Effective management and a solid business model drove improved results for the first three months


Ebitda rose 11.6% to €2,178 million driven by the Group’s well-diversified business mix


  • Positive trend in Spain, in Renewables and in Brazil, and also in regulated and renewables businesses which made up  59% of Ebitda
  • Production rose 15.4% to more than 42,400 million kWh, reflecting an increased contribution from CO2 emission-free generation
  • Operating cash flow rose 17.1% in the period  and efficiency improved 8 percentage points


  • Iberdrola maintained its strong financial foundations in the quarter and has confirmed its A rating, enabling it to reduce financial costs~
  • The Group reduced debt by €2.1 billion and financial gearing improved to 45.6% from 52.2% in the first quarter of 2009
  • Targets for the quarter were exceeded and prospects remain positive for improving 2010 Ebitda and recurring net profit

IBERDROLA recorded a net profit of €922 million in the first quarter of 2010, an increase of 16.2% over the same period last year. The improvement was driven by the Group’s diversification in geographical and business areas where growth in some allowed it to compensate for uneven performance in others.

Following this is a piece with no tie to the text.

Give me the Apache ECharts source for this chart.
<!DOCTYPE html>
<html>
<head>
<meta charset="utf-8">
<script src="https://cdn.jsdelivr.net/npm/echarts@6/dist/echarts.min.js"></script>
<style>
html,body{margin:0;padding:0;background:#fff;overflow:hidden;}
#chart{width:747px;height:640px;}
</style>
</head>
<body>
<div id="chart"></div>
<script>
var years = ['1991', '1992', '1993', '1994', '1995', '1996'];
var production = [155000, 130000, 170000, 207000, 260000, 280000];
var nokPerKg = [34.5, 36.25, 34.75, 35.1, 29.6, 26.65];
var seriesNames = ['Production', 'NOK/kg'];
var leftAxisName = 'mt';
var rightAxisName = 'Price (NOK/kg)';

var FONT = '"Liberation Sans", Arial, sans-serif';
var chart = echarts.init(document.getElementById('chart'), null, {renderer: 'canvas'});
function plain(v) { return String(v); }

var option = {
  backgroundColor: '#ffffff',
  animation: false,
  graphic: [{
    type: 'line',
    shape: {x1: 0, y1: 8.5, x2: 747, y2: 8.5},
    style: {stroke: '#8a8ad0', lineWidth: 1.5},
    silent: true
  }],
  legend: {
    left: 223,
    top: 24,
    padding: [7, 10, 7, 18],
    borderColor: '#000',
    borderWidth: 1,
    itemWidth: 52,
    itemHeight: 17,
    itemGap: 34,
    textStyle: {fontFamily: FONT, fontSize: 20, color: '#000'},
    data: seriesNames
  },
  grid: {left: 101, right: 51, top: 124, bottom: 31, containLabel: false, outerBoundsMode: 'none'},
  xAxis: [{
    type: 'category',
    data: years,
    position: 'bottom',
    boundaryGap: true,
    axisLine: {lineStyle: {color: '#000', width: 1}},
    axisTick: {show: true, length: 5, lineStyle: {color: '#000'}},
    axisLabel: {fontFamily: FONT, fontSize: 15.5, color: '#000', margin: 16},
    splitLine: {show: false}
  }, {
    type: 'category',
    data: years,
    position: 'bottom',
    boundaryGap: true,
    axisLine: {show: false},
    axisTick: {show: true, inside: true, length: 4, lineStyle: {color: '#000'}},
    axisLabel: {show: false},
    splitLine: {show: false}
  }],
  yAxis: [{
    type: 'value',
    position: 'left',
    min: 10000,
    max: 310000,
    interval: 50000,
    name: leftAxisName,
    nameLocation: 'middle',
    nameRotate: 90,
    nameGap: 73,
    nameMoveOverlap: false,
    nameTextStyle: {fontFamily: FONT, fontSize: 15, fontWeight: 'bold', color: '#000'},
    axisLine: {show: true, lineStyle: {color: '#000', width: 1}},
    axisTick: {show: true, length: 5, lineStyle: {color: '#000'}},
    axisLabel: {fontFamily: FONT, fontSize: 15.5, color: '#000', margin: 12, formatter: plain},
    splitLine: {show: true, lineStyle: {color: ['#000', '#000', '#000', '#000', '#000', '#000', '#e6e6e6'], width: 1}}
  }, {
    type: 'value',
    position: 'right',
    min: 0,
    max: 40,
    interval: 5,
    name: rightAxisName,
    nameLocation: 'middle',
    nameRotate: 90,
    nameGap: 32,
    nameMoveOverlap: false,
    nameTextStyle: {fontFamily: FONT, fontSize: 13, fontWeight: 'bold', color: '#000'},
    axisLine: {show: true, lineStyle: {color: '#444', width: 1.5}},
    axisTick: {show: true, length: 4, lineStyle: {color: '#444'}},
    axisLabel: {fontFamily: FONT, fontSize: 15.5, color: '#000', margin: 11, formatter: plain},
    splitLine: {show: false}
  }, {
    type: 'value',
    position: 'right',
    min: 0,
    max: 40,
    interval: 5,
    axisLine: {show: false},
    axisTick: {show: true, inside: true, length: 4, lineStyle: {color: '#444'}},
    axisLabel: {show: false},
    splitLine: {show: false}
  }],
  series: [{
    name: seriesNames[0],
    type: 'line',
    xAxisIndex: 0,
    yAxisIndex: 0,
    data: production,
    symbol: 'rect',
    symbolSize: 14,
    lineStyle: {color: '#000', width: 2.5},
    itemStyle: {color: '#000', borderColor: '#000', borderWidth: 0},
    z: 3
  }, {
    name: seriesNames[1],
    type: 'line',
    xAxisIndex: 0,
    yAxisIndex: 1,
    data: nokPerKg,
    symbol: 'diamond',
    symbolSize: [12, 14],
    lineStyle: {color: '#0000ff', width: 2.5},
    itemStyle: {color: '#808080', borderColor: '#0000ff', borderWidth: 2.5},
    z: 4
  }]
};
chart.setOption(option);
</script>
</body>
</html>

Increased production and improved efficiency in the quarter offset a negative trend in prices and led to Ebitda rising 11.6% to €2,178 million, Ebit by 7.8% to €1,536 million, gross margin by 9.2% to €3,224.5 million, revenues by 0.6% to €7,688 million, recurring net profit by 10.6% to €847.6 million and operating cash flow by 17.1% to €1,491.7 million.

Regulated and renewables businesses contributed 59% to total Group operating profit in the quarter, with a solid performance from traditional business in Spain, as well as from Renewables and Brazil. Ebitda from Renewables rose 30.4% while energy business in Spain contributed 33%, ScottishPower 24%, Iberdrola Renovables 20%, Iberdrola USA 9%, Latin America 10% and others 3%.

Global energy production rose 15.4% to 42,454 million kilowatt hours (kWh), reflecting increased CO2 emission-free generation, especially hydroelectricity which increased 135%, wind (+26%) and nuclear (+5%). The Company again diversified and expanded its generating assets, with low CO2 emissions and flexible costs, to a total of 43,728 megawatts (MW).

During the quarter, IBERDROLA prioritized efforts to consolidate its strong financial ratios. Efficiency improved 8 percentage points across all businesses, with a positive movement of 230 basis points in like for like terms in the ratio of operating expenses to gross margin.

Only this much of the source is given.